Iron ore stockpiles at Port Hedland. Photo: BHP Billiton
Oliver Probert – Sydney
December 9, 2015
The iron ore market decline has continued this week, with the spot price for 62% Fe iron ore quoted as low as US$38.80 a tonne this morning.
Sustained market oversupply coupled with a slowdown in demand has led to an iron ore price at the end of 2015 which is well toward the bottom-end of most analysts’ forecasts earlier in the year.
The current price is a near-decade low, and is just over a fifth of the price at the peak of the iron ore cycle: in 2011, the price was US$191.70 a tonne.
The sub-$40 dip comes a week after Gina Rinehart opened exports from her Roy Hill iron ore mine – an operation with a purported break-even mark in the low-US$40s region.

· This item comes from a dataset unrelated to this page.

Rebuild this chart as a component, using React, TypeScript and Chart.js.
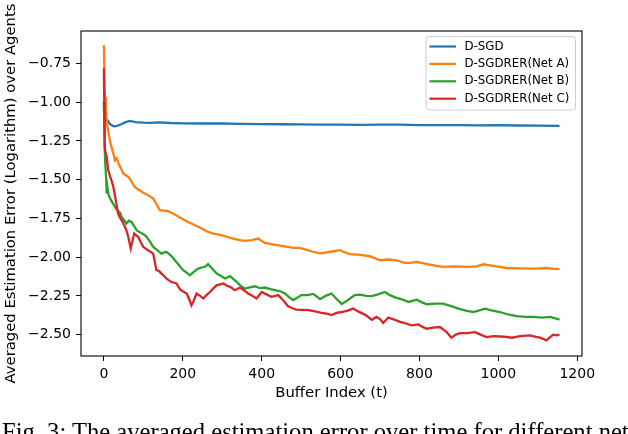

There’s still some way to go before the two giants – BHP Billiton and Roy Hill – are sweating, with their break-evens in the mid-US$20 range, but the continued price decline is still putting a significant damper on their respective ASX share prices.
BHP Billiton’s share price has dropped 31% in the past three months, from $24.65 to an opening price of $16.98 this morning.
Rio, meanwhile, has seen its price drop 21%, from $51.51 three months ago, to an open of $40.80 today.
Fortescue Metals Group, whose break-even price has declined significantly in 2015 thanks to cost cutting and efficiency measures, has been slightly more stable on the stock exchange in the past three months, dropping 12% from $2.04 to $1.80.